Ayrıca; organizasyon kapsamında kurulduğundan haklarında vergi tekniği raporu düzenlenen ilişkili firmalardan … Yapı İnşaat firması hakkında düzenlenen … tarihli … sayılı; … Demir Çelik firması hakkında düzenlenen … tarihli ve … sayılı Raporlarda; …’ın para transferleri için kendisine ait İş Bankası hesap numarasının kullanıldığı, bu hesap numarasına …’un talimatıyla para yatırıldığı ve çekildiği, bu hesaplardan adlarına şirket kurulan işsiz güçsüz kişiler adına yatan ve çekilen paraların yanısıra …’un kardeşi … ve eşi … adına da para transferi gerçekleştirildiğinin tespit edildiği anlaşılmaktadır.
Bütün bu tespitler ve alınan ifadelerin ayrıca bu raporda yer almayan ancak aynı davacı hakkında olan diğer ilgili dosyalarda ifade verenlerin ifadeleri de birlikte değerlendirildiğinde; söz konusu şirketin sahte belge düzenlemek amacıyla bir kısım kişilerin öncülüğünde göstermelik olarak kurulan şirketler arasında yer aldığı ve …’un da söz konusu organizasyon kapsamında bu faaliyetin tasarlanması ve eyleme geçirilmesinde görev alarak ise sahte belge düzenleme fiiline iştirak ettiği sonucuna varıldığından belirtilen gerekçe ile verilen Vergi Dava Dairesi kararında yasal isabet görülmemiştir.

KARAR SONUCU :
Açıklanan nedenlerle;
1. Temyiz isteminin kabulüne,
2. Temyize konu … Bölge İdare Mahkemesi … Vergi Dava Dairesinin … tarih ve E:…, K:… sayılı kararının BOZULMASINA,
3. Yeniden bir karar verilmek üzere dosyanın Vergi Dava Dairesine gönderilmesine, 16/03/2023 tarihinde oyçokluğuyla karar verildi.

(X) KARŞI OY :
Davacı tarafından, sahte fatura düzenleme fiiline iştirak ettiğinden bahisle kesilen vergi ziyaı cezalarının kaldırılması istemiyle açılan davanın reddeden Mahkeme kararına yönelik istinaf başvurusunun reddine ilişkin Vergi Dava Dairesi kararı temyiz edilmiştir.
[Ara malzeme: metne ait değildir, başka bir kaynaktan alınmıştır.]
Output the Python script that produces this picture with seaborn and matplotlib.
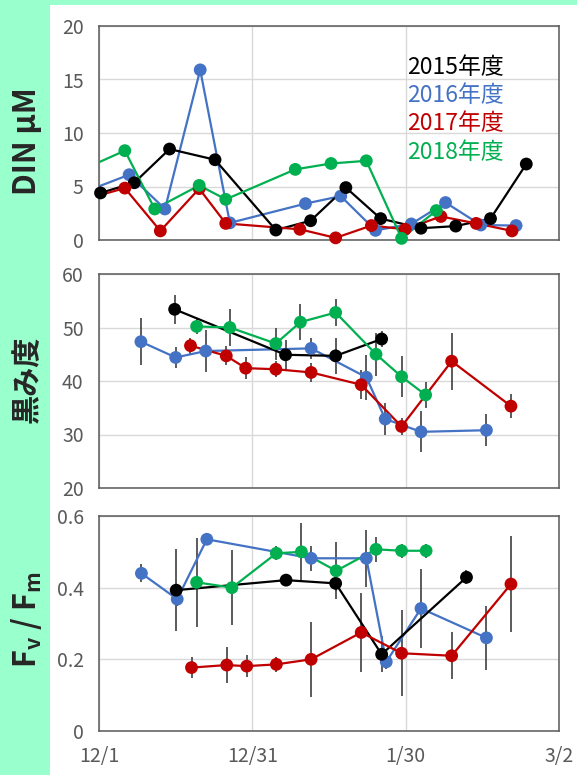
import numpy as np
import pandas as pd
import matplotlib
matplotlib.use("Agg")
import matplotlib.pyplot as plt
import seaborn as sns
from matplotlib.patches import Rectangle

sns.set_style("white")
plt.rcParams["font.family"] = ["Noto Sans CJK JP", "DejaVu Sans"]
plt.rcParams["axes.unicode_minus"] = False

# ---------------- data ----------------
years = ["2015年度", "2016年度", "2017年度", "2018年度"]
palette = {"2015年度": "#000000", "2016年度": "#4472C4",
           "2017年度": "#C00000", "2018年度": "#00B050"}
draw_order = ["2016年度", "2015年度", "2017年度", "2018年度"]

xtick_pos = [0, 30, 60, 90]
xtick_labels = ["12/1", "12/31", "1/30", "3/2"]

# DIN (uM)
din_days_2015 = [0.3, 6.9, 13.8, 22.7, 34.6, 41.4, 48.3, 55.1, 63.0, 69.8, 76.6, 83.6]
din_vals_2015 = [4.4, 5.35, 8.5, 7.5, 0.93, 1.8, 4.9, 2.0, 1.1, 1.3, 2.0, 7.1]
din_days_2016 = [-5, 5.9, 12.9, 19.8, 25.6, 40.4, 47.3, 54.1, 61.1, 67.8, 74.7, 81.6]
din_vals_2016 = [4.1, 6.1, 2.9, 15.9, 1.6, 3.4, 4.1, 0.9, 1.5, 3.5, 1.4, 1.35]
din_days_2017 = [-5, 5.05, 12.0, 19.6, 24.8, 39.3, 46.3, 53.3, 59.9, 66.9, 73.8, 80.8]
din_vals_2017 = [3.5, 4.85, 0.85, 4.8, 1.55, 1.0, 0.2, 1.35, 1.0, 2.2, 1.55, 0.85]
din_days_2018 = [-5, 5.05, 10.9, 19.6, 24.8, 38.4, 45.4, 52.3, 59.2, 66.0]
din_vals_2018 = [6.2, 8.35, 2.9, 5.1, 3.8, 6.6, 7.15, 7.4, 0.15, 2.75]

# 黒み度
kuro_days_2015 = [14.8, 36.5, 46.3, 55.3]
kuro_vals_2015 = [53.4, 44.9, 44.7, 47.85]
kuro_errs_2015 = [2.7, 2.8, 3.4, 1.5]
kuro_days_2016 = [8.2, 15.0, 20.9, 41.5, 52.3, 56.0, 63.0, 75.8]
kuro_vals_2016 = [47.35, 44.4, 45.6, 46.1, 40.7, 32.9, 30.5, 30.8]
kuro_errs_2016 = [4.4, 2.0, 4.0, 2.0, 4.2, 2.9, 3.8, 3.0]
kuro_days_2017 = [17.9, 24.9, 28.7, 34.6, 41.5, 51.3, 59.2, 69.0, 80.6]
kuro_vals_2017 = [46.6, 44.7, 42.4, 42.2, 41.6, 39.3, 31.5, 43.7, 35.3]
kuro_errs_2017 = [1.5, 1.8, 2.0, 1.5, 1.7, 2.7, 1.5, 5.3, 2.3]
kuro_days_2018 = [19.1, 25.6, 34.6, 39.4, 46.3, 54.2, 59.2, 63.9]
kuro_vals_2018 = [50.2, 50.0, 47.0, 51.0, 52.8, 45.0, 40.8, 37.4]
kuro_errs_2018 = [1.5, 3.5, 3.0, 3.3, 2.5, 4.0, 3.8, 2.5]

# Fv/Fm
fv_days_2015 = [15.1, 36.6, 46.3, 55.3, 71.9]
fv_vals_2015 = [0.393, 0.421, 0.412, 0.214, 0.429]
fv_errs_2015 = [0.115, 0.01, 0.02, 0.05, 0.02]
fv_days_2016 = [8.3, 15.3, 21.1, 41.5, 52.3, 56.2, 63.0, 75.8]
fv_vals_2016 = [0.44, 0.368, 0.535, 0.482, 0.482, 0.193, 0.342, 0.26]
fv_errs_2016 = [0.025, 0.02, 0.0, 0.035, 0.08, 0.02, 0.11, 0.09]
fv_days_2017 = [18.1, 25.0, 28.9, 34.7, 41.5, 51.3, 59.2, 69.0, 80.6]
fv_vals_2017 = [0.177, 0.184, 0.181, 0.186, 0.2, 0.275, 0.217, 0.21, 0.41]
fv_errs_2017 = [0.03, 0.05, 0.03, 0.02, 0.105, 0.11, 0.12, 0.065, 0.135]
fv_days_2018 = [19.1, 26.0, 34.7, 39.6, 46.4, 54.2, 59.2, 64.0]
fv_vals_2018 = [0.415, 0.40, 0.496, 0.50, 0.447, 0.507, 0.503, 0.503]
fv_errs_2018 = [0.125, 0.105, 0.02, 0.08, 0.08, 0.035, 0.02, 0.02]


def make_df(days_list, vals_list, errs_list=None):
    frames = []
    for i, yr in enumerate(years):
        d = {"day": days_list[i], "val": vals_list[i], "year": yr}
        d["err"] = errs_list[i] if errs_list is not None else [0] * len(days_list[i])
        frames.append(pd.DataFrame(d))
    return pd.concat(frames, ignore_index=True)


df_din = make_df([din_days_2015, din_days_2016, din_days_2017, din_days_2018],
                 [din_vals_2015, din_vals_2016, din_vals_2017, din_vals_2018])
df_kuro = make_df([kuro_days_2015, kuro_days_2016, kuro_days_2017, kuro_days_2018],
                  [kuro_vals_2015, kuro_vals_2016, kuro_vals_2017, kuro_vals_2018],
                  [kuro_errs_2015, kuro_errs_2016, kuro_errs_2017, kuro_errs_2018])
df_fv = make_df([fv_days_2015, fv_days_2016, fv_days_2017, fv_days_2018],
                [fv_vals_2015, fv_vals_2016, fv_vals_2017, fv_vals_2018],
                [fv_errs_2015, fv_errs_2016, fv_errs_2017, fv_errs_2018])

# ---------------- figure ----------------
W, H = 577, 775
fig = plt.figure(figsize=(W / 100, H / 100), dpi=100)
fig.patch.set_facecolor("#99FFCC")
fig.patches.append(Rectangle((50 / W, 0), 1 - 50 / W, 1 - 5 / H,
                             transform=fig.transFigure, facecolor="white",
                             edgecolor="none", zorder=-10))


def fy(px):
    return 1 - px / H


panels = [
    (df_din, 26, 240, (0, 20), [0, 5, 10, 15, 20], ["0", "5", "10", "15", "20"], False),
    (df_kuro, 274, 488, (20, 60), [20, 30, 40, 50, 60], ["20", "30", "40", "50", "60"], True),
    (df_fv, 516, 731, (0, 0.6), [0, 0.2, 0.4, 0.6], ["0", "0.2", "0.4", "0.6"], True),
]

axes = []
for idx, (df, top, bot, ylim, yt, ytl, has_err) in enumerate(panels):
    ax = fig.add_axes([99 / W, fy(bot), (559 - 99) / W, (bot - top) / H])
    ax.set_zorder(5)
    ax.set_facecolor("white")
    for yr in draw_order:
        sub = df[df["year"] == yr]
        c = palette[yr]
        if has_err:
            ax.errorbar(sub["day"], sub["val"], yerr=sub["err"], fmt="none",
                        ecolor="#404040", elinewidth=1.2, capsize=0, zorder=2)
        sns.lineplot(data=sub, x="day", y="val", color=c, sort=False,
                     estimator=None, linewidth=1.6, ax=ax, legend=False, zorder=3)
        vis = sub[sub["day"] >= 0]
        sns.scatterplot(data=vis, x="day", y="val", color=c, s=85,
                        edgecolor="none", linewidth=0, ax=ax, legend=False,
                        clip_on=False, zorder=4)
    ax.set_xlim(0, 90)
    ax.set_ylim(*ylim)
    ax.set_xticks(xtick_pos)
    ax.set_yticks(yt)
    ax.set_yticklabels(ytl)
    ax.set_xlabel("")
    ax.set_ylabel("")
    ax.grid(True, color="#d9d9d9", linewidth=1.0, zorder=0)
    ax.set_axisbelow(True)
    ax.tick_params(axis="both", length=0, labelsize=14, labelcolor="#595959")
    ax.tick_params(axis="y", pad=11)
    ax.tick_params(axis="x", pad=11)
    if idx == 2:
        ax.set_xticklabels(xtick_labels)
    else:
        ax.tick_params(axis="x", labelbottom=False)
    for s in ax.spines.values():
        s.set_color("#595959")
        s.set_linewidth(1.1)
        s.set_visible(True)
    axes.append(ax)

# legend as colored text
for i, yr in enumerate(years):
    fig.text(407 / W, fy(67 + 28.5 * i), yr, color=palette[yr], fontsize=16.5,
             ha="left", va="center", zorder=10)

# y labels
fig.text(27 / W, fy(141), "DIN μM", rotation=90, fontsize=22, fontweight="bold",
         ha="center", va="center")
fig.text(27 / W, fy(379), "黒み度", rotation=90, fontsize=21, fontweight="bold",
         ha="center", va="center")
fig.text(27 / W, fy(620), r"F$_\mathregular{v}$ / F$_\mathregular{m}$", rotation=90,
         fontsize=22, fontweight="bold", ha="center", va="center")

fig.savefig("out.png", dpi=100, facecolor=fig.get_facecolor())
Uyuşmazlıkta konusu olayda davacı tarafından … Demir Çelik Nakl. İnşaat ve İnşaat Malzemeleri Mad. San. Ve Tic. Ltd. Şti’.nin sahte belge düzenleyerek komisyon geliri elde etme eylemine ne suretle iştirak ettiği, hangi belgelerin düzenlenmesinde iştirak söz konusu olduğu, ceza ihbarnamelerinde belirtilen ceza tutarlarının belirlenmesinde hangi belgelerin dikkate alındığı, ziyaa uğratılan vergi miktarının ve hükmedilen ceza tutarının takdirinde hangi matrah tutarlarına göre nasıl bir hesaplama yapıldığının açıklanamadığı, diğer bir deyişle davacı ile anılan sahte belge düzenleme eylemi arasında illiyet bağı kurulamadığı, vergi ziyaı cezasının dayanaklarının şüpheye yer bırakmayacak şekilde ortaya koyulamadığı anlaşıldığından, temyiz isteminin bu gerekçe ile reddi ile Vergi Dava Dairesi kararının onanması gerektiği görüşüyle Dairemiz kararına katılmıyorum.